A preocupação mais latente é a apropriação cultural. A IA generativa, por exemplo, pode ser usada para replicar padrões artísticos, narrativas tradicionais ou até mesmo criar "arte indígena" sem a devida consulta, permissão ou benefício para as comunidades originárias. Essa "perda de conhecimento tradicional original", como alguns ativistas apontam, pode levar à assimilação cultural, desvalorizando a autoria e o significado profundo de suas criações.

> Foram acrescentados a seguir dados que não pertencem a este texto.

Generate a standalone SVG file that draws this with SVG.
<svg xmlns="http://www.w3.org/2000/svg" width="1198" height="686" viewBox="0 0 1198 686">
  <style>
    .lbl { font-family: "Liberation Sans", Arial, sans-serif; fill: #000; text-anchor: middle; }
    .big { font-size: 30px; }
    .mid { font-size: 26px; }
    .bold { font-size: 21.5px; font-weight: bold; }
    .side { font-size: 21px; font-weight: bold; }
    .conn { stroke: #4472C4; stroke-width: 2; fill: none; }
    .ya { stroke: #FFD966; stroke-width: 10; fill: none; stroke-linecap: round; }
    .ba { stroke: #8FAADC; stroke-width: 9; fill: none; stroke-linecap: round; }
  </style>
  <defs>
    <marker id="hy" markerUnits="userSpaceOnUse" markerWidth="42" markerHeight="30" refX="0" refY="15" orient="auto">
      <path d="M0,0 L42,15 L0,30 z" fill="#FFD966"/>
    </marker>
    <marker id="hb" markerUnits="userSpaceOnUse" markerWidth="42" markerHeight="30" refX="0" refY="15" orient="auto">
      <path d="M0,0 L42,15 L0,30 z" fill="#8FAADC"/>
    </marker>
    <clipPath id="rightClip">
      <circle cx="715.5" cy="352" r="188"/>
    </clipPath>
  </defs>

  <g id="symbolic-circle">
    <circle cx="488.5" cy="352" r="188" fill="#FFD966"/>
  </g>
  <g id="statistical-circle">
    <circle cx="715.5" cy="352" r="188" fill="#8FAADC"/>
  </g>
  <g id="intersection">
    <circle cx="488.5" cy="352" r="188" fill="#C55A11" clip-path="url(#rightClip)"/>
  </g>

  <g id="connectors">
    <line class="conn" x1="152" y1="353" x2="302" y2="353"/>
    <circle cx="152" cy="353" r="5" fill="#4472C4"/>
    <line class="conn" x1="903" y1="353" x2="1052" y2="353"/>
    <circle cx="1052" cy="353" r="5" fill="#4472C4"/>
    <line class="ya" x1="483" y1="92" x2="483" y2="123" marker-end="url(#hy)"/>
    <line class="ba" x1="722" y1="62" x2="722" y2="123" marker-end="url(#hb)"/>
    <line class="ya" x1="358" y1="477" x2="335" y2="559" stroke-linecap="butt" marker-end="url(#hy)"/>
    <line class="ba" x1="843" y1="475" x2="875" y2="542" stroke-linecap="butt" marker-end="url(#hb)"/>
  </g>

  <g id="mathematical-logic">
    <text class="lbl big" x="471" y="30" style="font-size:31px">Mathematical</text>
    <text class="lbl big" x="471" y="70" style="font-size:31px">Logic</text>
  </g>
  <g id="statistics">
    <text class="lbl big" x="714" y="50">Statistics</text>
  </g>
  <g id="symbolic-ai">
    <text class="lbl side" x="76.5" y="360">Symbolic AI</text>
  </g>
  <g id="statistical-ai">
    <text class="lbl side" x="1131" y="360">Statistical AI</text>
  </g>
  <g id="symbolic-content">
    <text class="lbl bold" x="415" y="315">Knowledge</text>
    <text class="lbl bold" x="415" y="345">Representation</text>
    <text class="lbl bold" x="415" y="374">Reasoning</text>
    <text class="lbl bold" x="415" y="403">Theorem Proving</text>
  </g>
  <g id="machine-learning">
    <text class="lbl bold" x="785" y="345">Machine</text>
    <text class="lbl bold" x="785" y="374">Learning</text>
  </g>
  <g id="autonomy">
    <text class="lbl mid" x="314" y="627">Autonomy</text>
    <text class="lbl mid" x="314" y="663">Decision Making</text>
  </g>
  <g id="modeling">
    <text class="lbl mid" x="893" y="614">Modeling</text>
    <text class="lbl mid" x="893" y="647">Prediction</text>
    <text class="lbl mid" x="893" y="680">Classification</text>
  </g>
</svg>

A Necessidade Urgente da Soberania de Dados Indígenas

No centro da discussão sobre IA e direitos indígenas está o conceito de soberania de dados indígenas. Trata-se do direito fundamental das comunidades de controlar e gerenciar os dados sobre suas próprias vidas, seus territórios, suas culturas e seus recursos. Sem esse controle, a coleta de dados para treinamento de modelos de IA pode se tornar uma nova forma de colonialismo, onde informações valiosas são extraídas sem consentimento ou retorno justo.

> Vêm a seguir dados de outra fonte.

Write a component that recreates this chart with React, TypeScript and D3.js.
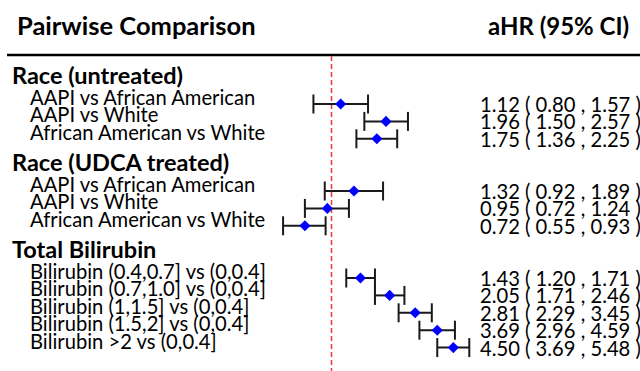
import React from 'react'
import { scaleLog, scaleLinear, symbol, symbolSquare, format } from 'd3'

const groups = ['Race (untreated)', 'Race (UDCA treated)', 'Total Bilirubin']
const groupOf = [0, 0, 0, 1, 1, 1, 2, 2, 2, 2, 2]
const comparisons = [
  'AAPI vs African American',
  'AAPI vs White',
  'African American vs White',
  'AAPI vs African American',
  'AAPI vs White',
  'African American vs White',
  'Bilirubin (0.4,0.7] vs (0,0.4]',
  'Bilirubin (0.7,1.0] vs (0,0.4]',
  'Bilirubin (1,1.5] vs (0,0.4]',
  'Bilirubin (1.5,2] vs (0,0.4]',
  'Bilirubin >2 vs (0,0.4]',
]
const hr = [1.12, 1.96, 1.75, 1.32, 0.95, 0.72, 1.43, 2.05, 2.81, 3.69, 4.5]
const lower = [0.8, 1.5, 1.36, 0.92, 0.72, 0.55, 1.2, 1.71, 2.29, 2.96, 3.69]
const upper = [1.57, 2.57, 2.25, 1.89, 1.24, 0.93, 1.71, 2.46, 3.45, 4.59, 5.48]

const W = 640
const H = 371
const font = 'Lato, Carlito, Calibri, sans-serif'

export default function App() {
  // log scale, 1 sits on the dashed reference line
  const x = scaleLog().domain([0.5, 6]).range([331.5 - 81 * Math.log(2), 331.5 + 81 * Math.log(6)])
  const slots = groupOf.map((g, i) => g * 5 + groupOf.slice(0, i).filter(v => v === g).length)
  const y = scaleLinear().domain([0, 14]).range([104, 347.6])
  const f2 = format('.2f')
  const diamond = symbol(symbolSquare, 62)() as string
  const cap = 9.5

  return (
    <svg width={W} height={H} style={{ position: 'absolute', left: 0, top: 0, background: '#fff' }}
      fontFamily={font}>
      <text x={17} y={25} fontSize={25.5} fontWeight="bold" dominantBaseline="central" fill="#000">Pairwise Comparison</text>
      <text x={488} y={25} fontSize={24} fontWeight="bold" dominantBaseline="central" fill="#000">aHR (95% CI)</text>
      <line x1={7} x2={W} y1={55} y2={55} stroke="#000" strokeWidth={2.5} />
      <line x1={x(1)} x2={x(1)} y1={56} y2={H} stroke="#e8373f" strokeWidth={1.5} strokeDasharray="5,3" />

      {groups.map((g, gi) => (
        <text key={g} x={12} y={y(gi * 5) - 29} fontSize={23.5} fontWeight="bold" dominantBaseline="central" fill="#000">{g}</text>
      ))}

      {comparisons.map((c, i) => {
        const cy = y(slots[i])
        return (
          <g key={i}>
            <text x={30} y={cy - 7} fontSize={20.2} dominantBaseline="central" fill="#000">{c}</text>
            <g stroke="#1a1a1a" strokeWidth={2}>
              <line x1={x(lower[i])} x2={x(upper[i])} y1={cy} y2={cy} />
              <line x1={x(lower[i])} x2={x(lower[i])} y1={cy - cap} y2={cy + cap} />
              <line x1={x(upper[i])} x2={x(upper[i])} y1={cy - cap} y2={cy + cap} />
            </g>
            <path d={diamond} transform={`translate(${x(hr[i])},${cy}) rotate(45)`} fill="#0000ff" />
            <text x={480} y={cy} fontSize={20.2} dominantBaseline="central" fill="#000">
              {`${f2(hr[i])} ( ${f2(lower[i])} , ${f2(upper[i])} )`}
            </text>
          </g>
        )
      })}
    </svg>
  )
}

A falta de representação indígena no desenvolvimento da IA é um fator crítico. Algoritmos são frequentemente criados por equipes homogêneas que não compreendem as nuances culturais e as visões de mundo dos povos indígenas. A UNESCO tem destacado a importância da participação das comunidades locais e indígenas em todas as fases do desenvolvimento da IA, desde a concepção até a implementação, garantindo que suas perspectivas sejam integradas e que os sistemas sejam culturalmente sensíveis. Isso é vital para evitar que as tecnologias digitais reforcem narrativas negativas ou promovam a desinformação sobre os povos originários.

O Contexto Asiático e os Povos Tradicionais

No Sudeste Asiático, a situação é particularmente complexa. A Indonésia, com sua vasta diversidade de grupos indígenas espalhados por milhares de ilhas, enfrenta desafios únicos. A disparidade de acesso à infraestrutura digital e a carência de habilidades tecnológicas acentuam a exclusão digital. Enquanto alguns projetos buscam usar a IA para proteção de direitos humanos em geral, o foco na especificidade dos direitos indígenas ainda precisa ser ampliado.

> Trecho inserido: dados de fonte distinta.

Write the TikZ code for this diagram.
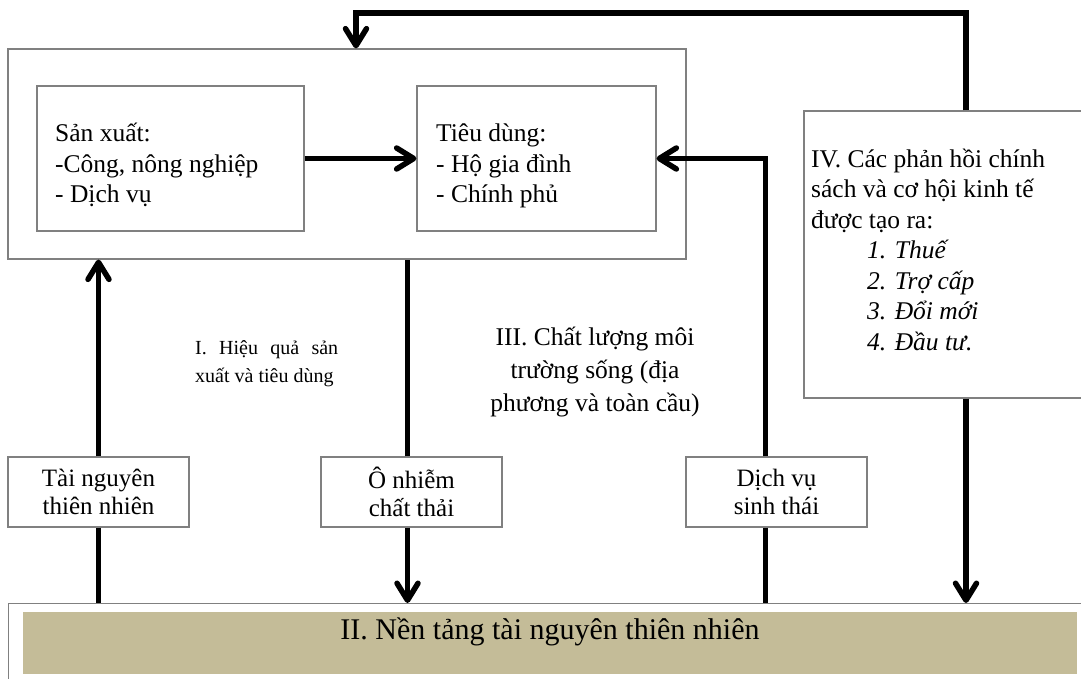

A digitalização de terras e recursos, facilitada por IA, pode ser uma faca de dois gumes. Embora possa fortalecer as reivindicações de terras indígenas através de mapeamento preciso, também pode ser usada para facilitar a exploração de recursos por corporações, invadindo territórios sem o consentimento livre, prévio e informado das comunidades. A Forus International, em colaboração com a AIPP, ressalta que muitos povos indígenas são empregados em setores de baixa qualificação, e a automação por IA pode dizimar o acesso a esses empregos, aprofundando a pobreza.

Construindo Pontes para um Futuro Digital Justo

Proteger os direitos indígenas na era da IA exige uma abordagem multifacetada e colaborativa. É fundamental que governos, empresas de tecnologia e a sociedade civil trabalhem em conjunto com os povos indígenas. Algumas diretrizes essenciais incluem:

  • Co-criação e Co-propriedade: As comunidades indígenas devem ser parceiras ativas e ter controle sobre o design, desenvolvimento e implantação de ferramentas de IA que as afetem.
  • Ética por Design: Os sistemas de IA devem ser construídos com princípios éticos que respeitem os valores culturais, a privacidade e a autodeterminação dos povos indígenas desde o início.
  • Capacitação e Educação Digital: Investimentos em educação e treinamento em habilidades digitais são cruciais para que as comunidades indígenas possam aproveitar os benefícios da IA e se proteger de seus riscos.
  • Marcos Legais Robustos: É necessário desenvolver e aplicar leis e políticas que protejam a soberania de dados indígenas e previnam a apropriação indevida de conhecimentos tradicionais.
  • Reconhecimento de Conhecimentos Ancestrais: A IA deve ser uma ferramenta para amplificar, e não substituir, a sabedoria ancestral, que muitas vezes oferece soluções sustentáveis e holísticas para os desafios contemporâneos.

A Indonésia, com sua rica tapeçaria cultural e forte presença de povos indígenas, tem a oportunidade de ser um modelo na forma como integra a IA de maneira ética e justa. O caminho a seguir não é o de rejeitar a inovação, mas sim o de garantir que ela seja moldada pelos valores da equidade, respeito e autodeterminação. A verdadeira promessa da IA só será cumprida quando todos os povos, incluindo os indígenas, puderem navegar pela era digital com seus direitos protegidos e suas vozes amplificadas.